* REQUIRED WORK *
Reproduce nothing except the lines between the line with "Clone this chart in React, TypeScript" and the line with "const fmt = (v: number)", both ends included, and please leave out pictures.

* EXTRACTED INFORMATION *

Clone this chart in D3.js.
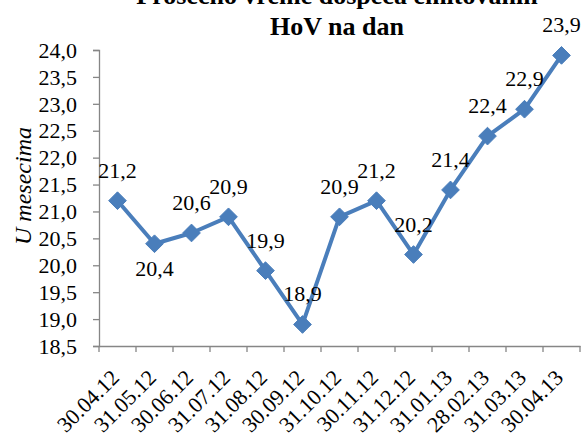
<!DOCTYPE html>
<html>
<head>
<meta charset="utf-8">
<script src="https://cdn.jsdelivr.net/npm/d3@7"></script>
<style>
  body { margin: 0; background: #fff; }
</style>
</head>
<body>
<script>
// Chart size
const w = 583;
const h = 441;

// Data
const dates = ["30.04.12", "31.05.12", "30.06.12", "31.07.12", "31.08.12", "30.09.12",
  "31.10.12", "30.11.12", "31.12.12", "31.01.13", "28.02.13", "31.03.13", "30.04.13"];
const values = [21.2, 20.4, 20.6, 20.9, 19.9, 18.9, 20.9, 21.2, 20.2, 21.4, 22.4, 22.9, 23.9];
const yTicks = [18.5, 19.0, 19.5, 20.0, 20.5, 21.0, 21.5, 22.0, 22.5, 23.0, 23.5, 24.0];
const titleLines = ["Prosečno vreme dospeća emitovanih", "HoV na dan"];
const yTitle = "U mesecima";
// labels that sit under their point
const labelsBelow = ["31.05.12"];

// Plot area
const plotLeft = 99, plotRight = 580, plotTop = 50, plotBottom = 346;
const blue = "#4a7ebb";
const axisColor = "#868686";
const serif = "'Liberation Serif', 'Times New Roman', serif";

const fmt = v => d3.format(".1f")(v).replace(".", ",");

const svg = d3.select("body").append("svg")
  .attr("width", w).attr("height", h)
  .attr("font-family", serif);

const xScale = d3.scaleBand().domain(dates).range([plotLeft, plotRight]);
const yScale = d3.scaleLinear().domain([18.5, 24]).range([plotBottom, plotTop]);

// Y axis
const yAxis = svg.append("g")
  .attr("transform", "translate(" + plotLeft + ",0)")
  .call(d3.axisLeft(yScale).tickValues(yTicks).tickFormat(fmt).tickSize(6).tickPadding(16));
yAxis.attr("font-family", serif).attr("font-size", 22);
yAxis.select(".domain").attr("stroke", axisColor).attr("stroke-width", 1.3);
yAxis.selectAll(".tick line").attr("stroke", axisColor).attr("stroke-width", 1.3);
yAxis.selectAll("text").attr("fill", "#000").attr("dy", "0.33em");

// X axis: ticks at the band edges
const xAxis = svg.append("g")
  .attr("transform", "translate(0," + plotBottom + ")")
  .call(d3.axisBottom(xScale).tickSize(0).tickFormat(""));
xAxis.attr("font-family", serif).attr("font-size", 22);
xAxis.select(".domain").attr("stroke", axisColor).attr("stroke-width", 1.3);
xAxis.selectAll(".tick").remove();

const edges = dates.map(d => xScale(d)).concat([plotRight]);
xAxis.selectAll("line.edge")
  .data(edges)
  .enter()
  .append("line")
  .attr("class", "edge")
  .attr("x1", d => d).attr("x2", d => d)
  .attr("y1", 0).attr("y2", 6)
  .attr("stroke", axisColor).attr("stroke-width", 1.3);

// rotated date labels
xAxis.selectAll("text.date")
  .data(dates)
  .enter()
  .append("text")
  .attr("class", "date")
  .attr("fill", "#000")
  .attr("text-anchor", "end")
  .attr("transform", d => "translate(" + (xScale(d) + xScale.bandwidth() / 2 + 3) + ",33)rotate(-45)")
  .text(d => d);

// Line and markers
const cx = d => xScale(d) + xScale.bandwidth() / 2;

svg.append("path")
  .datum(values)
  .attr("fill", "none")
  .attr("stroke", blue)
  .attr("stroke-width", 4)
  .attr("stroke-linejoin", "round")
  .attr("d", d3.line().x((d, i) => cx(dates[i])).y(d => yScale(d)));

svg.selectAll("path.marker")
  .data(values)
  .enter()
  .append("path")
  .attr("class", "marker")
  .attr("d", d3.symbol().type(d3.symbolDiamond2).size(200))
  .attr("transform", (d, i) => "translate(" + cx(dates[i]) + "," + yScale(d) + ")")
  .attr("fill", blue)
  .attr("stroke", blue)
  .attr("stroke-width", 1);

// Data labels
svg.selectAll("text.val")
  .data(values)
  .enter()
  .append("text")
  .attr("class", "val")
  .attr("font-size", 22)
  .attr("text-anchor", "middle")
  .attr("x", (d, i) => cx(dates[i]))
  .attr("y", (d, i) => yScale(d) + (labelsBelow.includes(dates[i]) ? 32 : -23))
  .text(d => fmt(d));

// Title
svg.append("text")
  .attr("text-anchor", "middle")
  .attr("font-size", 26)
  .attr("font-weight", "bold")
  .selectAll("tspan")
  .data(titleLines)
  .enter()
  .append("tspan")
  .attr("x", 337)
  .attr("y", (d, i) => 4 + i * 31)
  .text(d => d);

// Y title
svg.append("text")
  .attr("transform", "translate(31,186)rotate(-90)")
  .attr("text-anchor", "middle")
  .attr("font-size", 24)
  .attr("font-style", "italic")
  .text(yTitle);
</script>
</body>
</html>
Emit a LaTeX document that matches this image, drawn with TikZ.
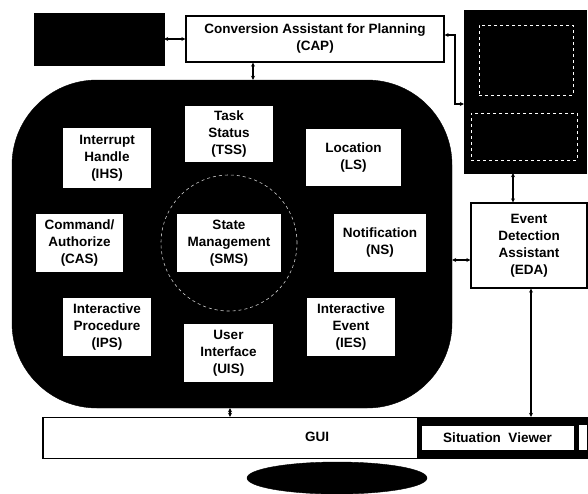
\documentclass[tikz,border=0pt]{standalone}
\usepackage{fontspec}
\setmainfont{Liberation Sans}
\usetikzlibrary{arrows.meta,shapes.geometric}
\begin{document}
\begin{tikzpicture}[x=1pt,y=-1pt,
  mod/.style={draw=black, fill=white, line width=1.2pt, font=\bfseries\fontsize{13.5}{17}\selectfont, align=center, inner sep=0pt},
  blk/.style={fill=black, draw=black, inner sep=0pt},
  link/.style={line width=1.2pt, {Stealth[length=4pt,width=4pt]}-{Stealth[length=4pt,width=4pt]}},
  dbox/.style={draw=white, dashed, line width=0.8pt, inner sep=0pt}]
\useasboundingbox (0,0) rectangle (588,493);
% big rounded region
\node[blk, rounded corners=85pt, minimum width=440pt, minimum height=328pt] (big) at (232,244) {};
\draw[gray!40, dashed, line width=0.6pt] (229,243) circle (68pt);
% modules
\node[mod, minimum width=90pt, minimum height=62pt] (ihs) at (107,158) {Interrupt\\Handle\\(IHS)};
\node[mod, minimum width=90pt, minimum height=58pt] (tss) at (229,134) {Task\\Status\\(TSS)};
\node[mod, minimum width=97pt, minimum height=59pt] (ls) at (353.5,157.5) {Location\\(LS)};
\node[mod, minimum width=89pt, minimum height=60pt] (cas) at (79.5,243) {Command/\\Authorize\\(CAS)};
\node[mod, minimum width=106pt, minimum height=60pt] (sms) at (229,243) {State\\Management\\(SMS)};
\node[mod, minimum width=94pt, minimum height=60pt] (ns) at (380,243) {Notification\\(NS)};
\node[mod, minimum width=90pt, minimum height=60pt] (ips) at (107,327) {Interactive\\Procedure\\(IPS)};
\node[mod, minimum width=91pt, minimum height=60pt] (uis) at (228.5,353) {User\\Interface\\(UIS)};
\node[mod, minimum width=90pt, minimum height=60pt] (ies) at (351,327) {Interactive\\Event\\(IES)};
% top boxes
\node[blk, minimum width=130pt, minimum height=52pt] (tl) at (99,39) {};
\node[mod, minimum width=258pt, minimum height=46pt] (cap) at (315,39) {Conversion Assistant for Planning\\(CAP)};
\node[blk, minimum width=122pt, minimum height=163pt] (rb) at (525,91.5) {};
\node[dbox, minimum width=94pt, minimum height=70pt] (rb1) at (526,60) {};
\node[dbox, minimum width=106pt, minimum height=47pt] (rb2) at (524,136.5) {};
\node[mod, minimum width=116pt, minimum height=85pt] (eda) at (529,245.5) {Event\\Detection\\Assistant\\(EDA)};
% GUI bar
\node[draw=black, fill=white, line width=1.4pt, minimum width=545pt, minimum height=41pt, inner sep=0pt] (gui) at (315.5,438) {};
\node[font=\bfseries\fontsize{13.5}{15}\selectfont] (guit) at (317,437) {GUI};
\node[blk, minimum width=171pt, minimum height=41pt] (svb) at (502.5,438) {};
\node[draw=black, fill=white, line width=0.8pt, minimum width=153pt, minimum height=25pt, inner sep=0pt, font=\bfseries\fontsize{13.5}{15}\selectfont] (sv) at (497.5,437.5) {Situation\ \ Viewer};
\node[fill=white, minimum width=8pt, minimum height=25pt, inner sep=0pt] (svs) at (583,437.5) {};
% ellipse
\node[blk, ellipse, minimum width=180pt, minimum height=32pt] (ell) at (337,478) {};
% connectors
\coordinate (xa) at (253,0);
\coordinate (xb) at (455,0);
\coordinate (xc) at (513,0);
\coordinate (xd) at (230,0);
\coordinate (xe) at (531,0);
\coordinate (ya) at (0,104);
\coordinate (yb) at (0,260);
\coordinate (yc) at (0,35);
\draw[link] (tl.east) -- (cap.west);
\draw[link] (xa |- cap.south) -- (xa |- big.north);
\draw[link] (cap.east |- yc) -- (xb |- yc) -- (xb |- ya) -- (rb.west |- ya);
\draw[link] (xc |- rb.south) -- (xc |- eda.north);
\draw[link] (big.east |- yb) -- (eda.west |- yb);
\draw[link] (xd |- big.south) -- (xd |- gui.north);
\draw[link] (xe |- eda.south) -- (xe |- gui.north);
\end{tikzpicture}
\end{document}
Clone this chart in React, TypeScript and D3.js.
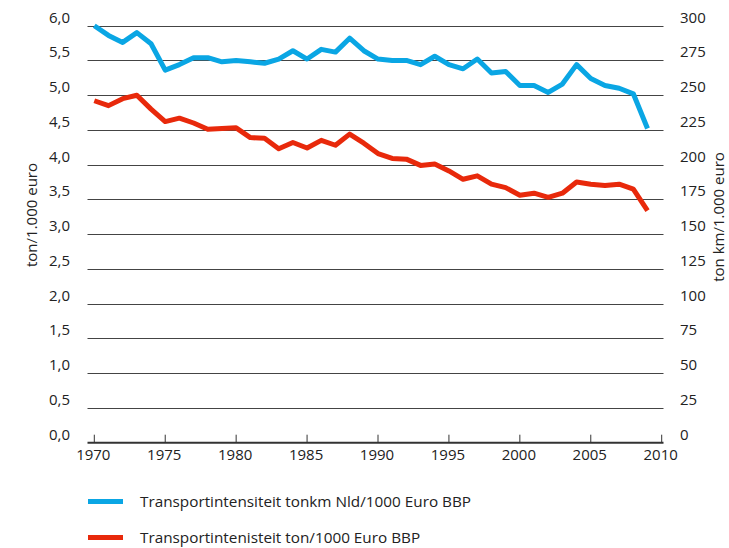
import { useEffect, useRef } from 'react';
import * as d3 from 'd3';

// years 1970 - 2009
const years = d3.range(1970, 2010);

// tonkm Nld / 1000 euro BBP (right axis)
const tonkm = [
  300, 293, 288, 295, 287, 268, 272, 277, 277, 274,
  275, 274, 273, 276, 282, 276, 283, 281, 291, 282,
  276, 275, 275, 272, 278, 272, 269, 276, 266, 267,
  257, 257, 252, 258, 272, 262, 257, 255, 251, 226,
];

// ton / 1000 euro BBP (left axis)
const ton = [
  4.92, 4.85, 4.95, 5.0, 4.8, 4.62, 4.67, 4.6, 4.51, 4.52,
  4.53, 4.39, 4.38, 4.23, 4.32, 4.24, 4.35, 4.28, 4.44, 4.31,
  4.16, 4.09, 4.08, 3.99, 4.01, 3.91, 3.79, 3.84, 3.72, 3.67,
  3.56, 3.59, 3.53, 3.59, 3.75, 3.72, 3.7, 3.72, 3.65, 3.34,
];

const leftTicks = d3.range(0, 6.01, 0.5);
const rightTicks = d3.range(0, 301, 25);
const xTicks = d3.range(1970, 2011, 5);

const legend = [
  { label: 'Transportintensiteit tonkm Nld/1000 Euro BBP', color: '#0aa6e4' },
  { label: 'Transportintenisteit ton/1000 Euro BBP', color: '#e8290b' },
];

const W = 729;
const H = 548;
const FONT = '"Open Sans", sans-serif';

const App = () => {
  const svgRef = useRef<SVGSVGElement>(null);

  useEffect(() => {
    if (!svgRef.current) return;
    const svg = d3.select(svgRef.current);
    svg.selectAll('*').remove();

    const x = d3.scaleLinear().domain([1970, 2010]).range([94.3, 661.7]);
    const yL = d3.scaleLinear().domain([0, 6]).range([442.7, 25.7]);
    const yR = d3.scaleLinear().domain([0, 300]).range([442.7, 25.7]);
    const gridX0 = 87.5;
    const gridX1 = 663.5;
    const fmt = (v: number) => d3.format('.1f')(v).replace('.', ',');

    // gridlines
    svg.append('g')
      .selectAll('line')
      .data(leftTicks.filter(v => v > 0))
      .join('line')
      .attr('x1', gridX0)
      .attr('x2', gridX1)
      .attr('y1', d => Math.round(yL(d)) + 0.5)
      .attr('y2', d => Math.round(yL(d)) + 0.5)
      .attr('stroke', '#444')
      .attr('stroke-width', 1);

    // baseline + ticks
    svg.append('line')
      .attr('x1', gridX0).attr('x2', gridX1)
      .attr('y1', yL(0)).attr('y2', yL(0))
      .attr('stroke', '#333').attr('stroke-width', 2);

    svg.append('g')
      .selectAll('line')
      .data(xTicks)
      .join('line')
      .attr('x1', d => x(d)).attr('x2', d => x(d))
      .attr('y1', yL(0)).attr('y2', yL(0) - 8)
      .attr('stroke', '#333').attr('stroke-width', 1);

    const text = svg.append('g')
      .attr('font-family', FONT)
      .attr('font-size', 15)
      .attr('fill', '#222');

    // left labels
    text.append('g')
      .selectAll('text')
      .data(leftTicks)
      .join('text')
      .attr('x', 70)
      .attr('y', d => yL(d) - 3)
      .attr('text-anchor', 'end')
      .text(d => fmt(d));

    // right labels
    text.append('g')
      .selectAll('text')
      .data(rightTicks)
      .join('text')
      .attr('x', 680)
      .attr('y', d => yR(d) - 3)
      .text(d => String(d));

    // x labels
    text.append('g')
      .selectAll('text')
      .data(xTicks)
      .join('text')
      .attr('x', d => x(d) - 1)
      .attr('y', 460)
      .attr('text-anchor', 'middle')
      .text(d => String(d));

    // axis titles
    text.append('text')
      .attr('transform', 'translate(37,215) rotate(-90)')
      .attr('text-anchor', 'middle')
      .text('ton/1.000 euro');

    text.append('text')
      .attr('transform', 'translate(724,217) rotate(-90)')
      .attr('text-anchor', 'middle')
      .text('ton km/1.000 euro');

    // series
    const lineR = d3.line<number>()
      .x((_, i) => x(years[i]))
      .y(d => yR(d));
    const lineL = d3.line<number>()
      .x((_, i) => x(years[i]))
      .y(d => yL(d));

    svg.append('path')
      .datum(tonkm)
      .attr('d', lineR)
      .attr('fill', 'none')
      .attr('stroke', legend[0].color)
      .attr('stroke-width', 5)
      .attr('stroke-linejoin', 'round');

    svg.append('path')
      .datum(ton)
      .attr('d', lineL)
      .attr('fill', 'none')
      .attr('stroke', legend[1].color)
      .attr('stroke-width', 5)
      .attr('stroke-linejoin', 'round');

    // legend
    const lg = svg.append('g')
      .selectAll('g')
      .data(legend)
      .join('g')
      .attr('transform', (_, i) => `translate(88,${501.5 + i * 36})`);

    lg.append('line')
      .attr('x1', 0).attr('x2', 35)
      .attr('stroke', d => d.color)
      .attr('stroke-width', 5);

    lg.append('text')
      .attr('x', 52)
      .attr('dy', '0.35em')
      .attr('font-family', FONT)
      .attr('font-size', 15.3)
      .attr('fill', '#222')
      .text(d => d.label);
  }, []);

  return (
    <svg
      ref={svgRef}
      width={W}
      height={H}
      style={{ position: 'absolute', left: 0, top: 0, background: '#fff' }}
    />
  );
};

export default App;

* REPLY TO THE TASK *
Clone this chart in React, TypeScript and D3.js.
import { useEffect, useRef } from 'react';
import * as d3 from 'd3';

// years 1970 - 2009
const years = d3.range(1970, 2010);

// tonkm Nld / 1000 euro BBP (right axis)
const tonkm = [
  300, 293, 288, 295, 287, 268, 272, 277, 277, 274,
  275, 274, 273, 276, 282, 276, 283, 281, 291, 282,
  276, 275, 275, 272, 278, 272, 269, 276, 266, 267,
  257, 257, 252, 258, 272, 262, 257, 255, 251, 226,
];

// ton / 1000 euro BBP (left axis)
const ton = [
  4.92, 4.85, 4.95, 5.0, 4.8, 4.62, 4.67, 4.6, 4.51, 4.52,
  4.53, 4.39, 4.38, 4.23, 4.32, 4.24, 4.35, 4.28, 4.44, 4.31,
  4.16, 4.09, 4.08, 3.99, 4.01, 3.91, 3.79, 3.84, 3.72, 3.67,
  3.56, 3.59, 3.53, 3.59, 3.75, 3.72, 3.7, 3.72, 3.65, 3.34,
];

const leftTicks = d3.range(0, 6.01, 0.5);
const rightTicks = d3.range(0, 301, 25);
const xTicks = d3.range(1970, 2011, 5);

const legend = [
  { label: 'Transportintensiteit tonkm Nld/1000 Euro BBP', color: '#0aa6e4' },
  { label: 'Transportintenisteit ton/1000 Euro BBP', color: '#e8290b' },
];

const W = 729;
const H = 548;
const FONT = '"Open Sans", sans-serif';

const App = () => {
  const svgRef = useRef<SVGSVGElement>(null);

  useEffect(() => {
    if (!svgRef.current) return;
    const svg = d3.select(svgRef.current);
    svg.selectAll('*').remove();

    const x = d3.scaleLinear().domain([1970, 2010]).range([94.3, 661.7]);
    const yL = d3.scaleLinear().domain([0, 6]).range([442.7, 25.7]);
    const yR = d3.scaleLinear().domain([0, 300]).range([442.7, 25.7]);
    const gridX0 = 87.5;
    const gridX1 = 663.5;
    const fmt = (v: number) => d3.format('.1f')(v).replace('.', ',');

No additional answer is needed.